C’est parce que l’intégration de l’islam est en cours que des problèmes surgissent.

D.S. : Depuis le 11 septembre, on voit que le monde bouge : la Chine, l’Inde, le Mexique, pour ne citer que quelques exemples... Mais il y a des pays qui ne bougent pas, ou à peine, même avec de l’argent : l’Arabie Saoudite, la Syrie... le monde islamique, en fait. C’est comme si l’histoire était une assemblée qui déclarait qu’il n’est pas possible de continuer avec un si grand nombre de personnes hors jeu. C’est une image, bien sûr. L’histoire n’est pas une assemblée. L’histoire produit des événements qui posent la question de l’intégration des personnes. Les Chinois s’intègrent, ce qui génère un certain désordre : leur intégration suscite une augmentation du prix du pétrole et de l’or...

Le monde arabo-musulman ne s’intègre pas facilement à cause de cette onde fondamentale dont je vous parlais. Il ne faut pas considérer l’intégration du monde musulman comme celle d’un ensemble de personnes composé d’une avant-garde de gens avancés, et de fondamentaux que l’on pourrait convaincre de se rallier aux gens avancés. Pas du tout. L’islam est tout entier traversé par l’onde fondamentale et par l’onde conviviale - qui pousse les musulmans à vouloir vivre avec vous.

  • Quand l’intégration de l’islam aura-t-elle donc lieu ?

D.S. : C’est parce qu’elle est en cours qu’il y a des problèmes.

  • Les attentats seraient un signe d’intégration ?!

D.S. : Oui.

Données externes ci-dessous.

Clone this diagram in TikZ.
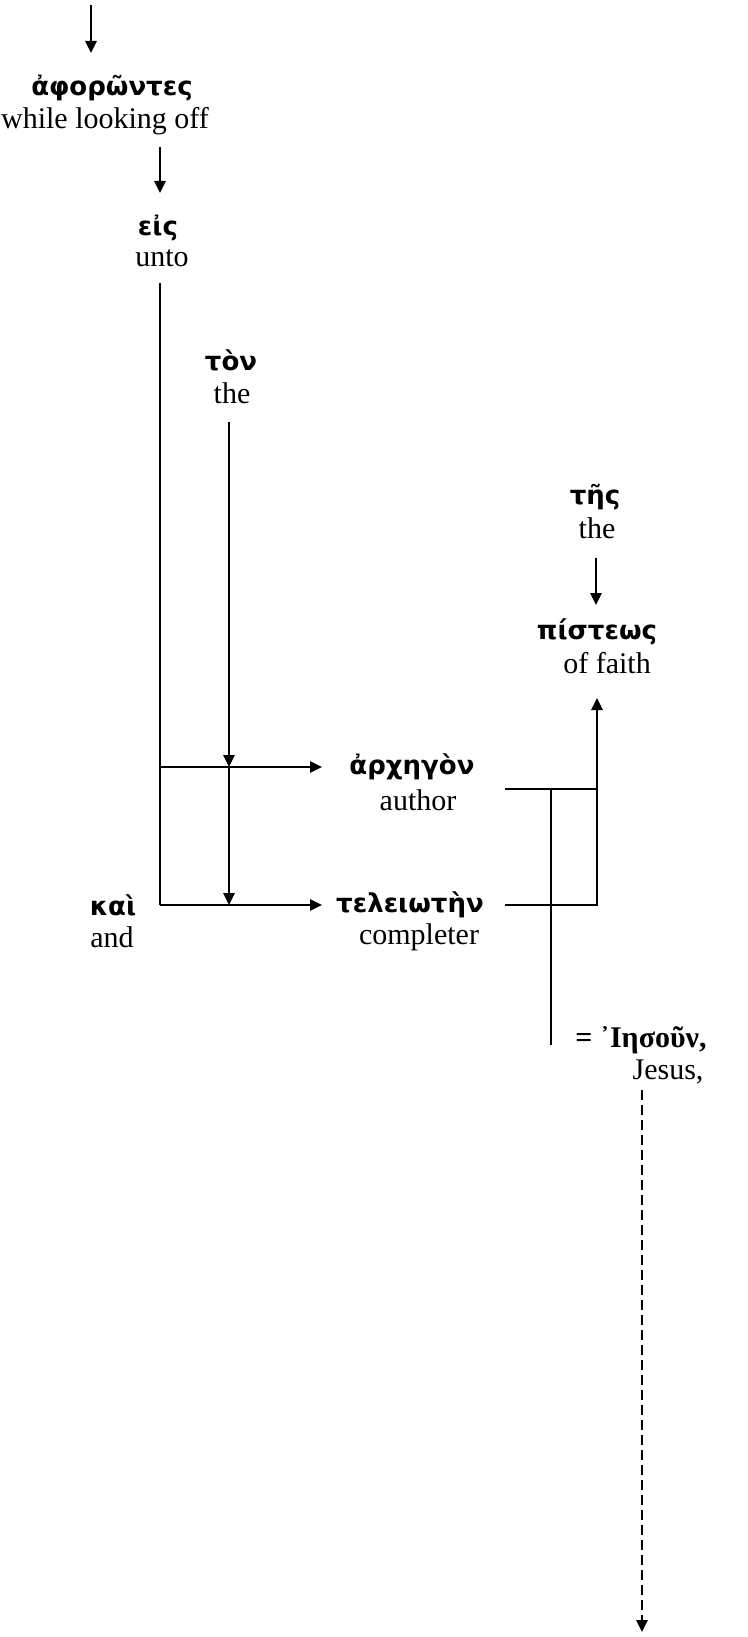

Si en France, par exemple, les musulmans vivaient entièrement en vase clos, il n’y aurait pas de problème. C’est parce que les musulmanes veulent aller à l’école - mais avec le foulard -, c’est parce que les musulmans veulent aller à l’école - mais y respecter le Ramadan- que des problèmes surgissent et que l’on cherche des solutions : Comment faire ? Quelle loi adopter ?

Remarquez que les terroristes du 11 septembre étaient occidentalisés, mais ressentaient une violente jalousie à l’égard de l’Occident. Ne pouvant le vaincre, ils ont décidé de frapper l’Occident, de lui faire mal. Pour rien, et sans que cela n’aboutisse à quoi que ce soit. C’est une réaction mortifère : « Je n’aurai pas cela, mais tu ne l’auras pas non plus. Je ne serai pas tranquille, mais toi non plus. » C’est la logique du terrorisme. On ne peut toutefois pas se satisfaire d’une situation où un milliard trois cent millions de personnes ne sont pas intégrées. Le problème de l’intégration doit être résolu, même si c’est difficile. C’est un problème incontournable.